Reminiscence

Feb 04, 2006 16:11

Sometimes when I look back on the past year, I can see how much things have changed. I'm going to try and write this down as coherently as I can. It's only a matter of time before I start to cry. But here I go.

So many of us have branched off into directions. Best friends forever. It may have been sincere, but was it really true? Most of us are staying here, some of us are leaving. I'm leaving. Six hours by car, two by plane. It's not far, but it is. The friendships I've built since first grade are going to become even more distant, some nonexistant. I'll have to build new ones. I don't know if I'm ready for this. I don't know if I want to do it. I don't know if I can.

I'm going to be dropped into an element where I know absolutely no one. No friends, no family. It's going to be a whole new life. I'm not good with making friends. It's never been easy for me to just go up and talk to someone. I may not seem shy, but deep down I really am. Even so, I'm more upset about the fact of leaving everyone. Last night, having everyone together, I really missed that. How many of those nights are there going to be, ever? I'm not scared about living on my own, because I know I can take care of myself. I may not be able to cook or make coffee, but I know how to dial the number for takeout, or go into Starbucks and order a cappucino. I'll survive. But at what price?

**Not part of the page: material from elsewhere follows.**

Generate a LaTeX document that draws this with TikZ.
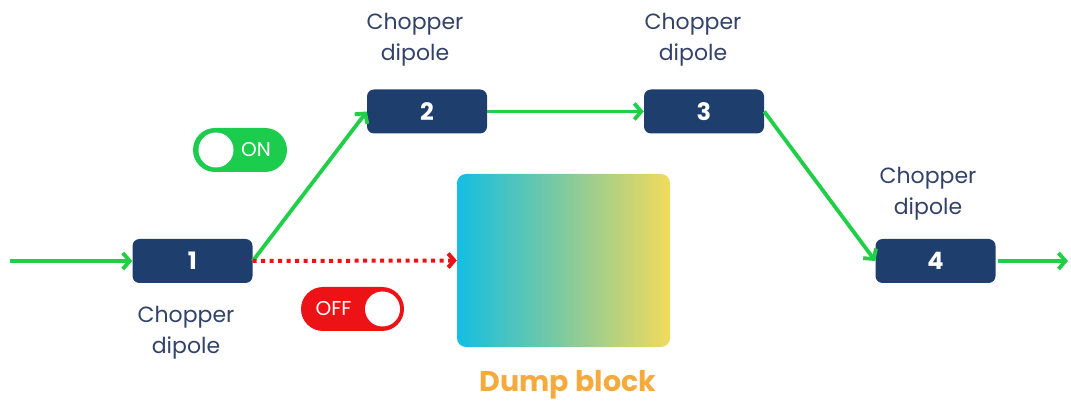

I don't want to leave. I want to leave to stimulate my educational experience, learn new things. But there's so many things here I'm going to miss.

I feel that I'm wasting away the last year of my high school life. I like this kid, but I don't think I'll ever work up enough nerve to tell him that. We're only friends, and I'm sure that's all he thinks of me. I'm leaving in 6 months. It may seem so far away, but it's really not. I want to be with him. I think it could really work out. I'm too fucking shy and insecure to ever do anything about it though. I want to write him a letter. Maybe I'll give it to him at graduation. I can't leave without letting him know that I've felt this way. But who knows, maybe things will work out before then. Maybe I'll work up enough strength to just tell him, and put myself out there. Maybe it's just wishful thinking. I don't want to tell him and make things awkward. I think that is the major reason why I haven't said anything, and I'm not sure that I will. I like coming to school to see him. And I have so much fun in class because of him. I can't believe I'm letting this precious time slip away because of my insecurity, but I don't know how to stop it.

I'm not sure why I've become so emotional and nostalgic all of a sudden. There's so much more that I want to write, so many more things I need to think and sort through. Seventeen years of my life have been spent here. I'm not talking about Greece, because I know I'll continue to go back there for the rest of my life. That's something that will never change. Ever. Family is family, and that's something I treasure. But my friends have become my family as well. There's so many of them that I don't want to leave. Gradutation is going to be tough.

Trying to move on is going to be even tougher.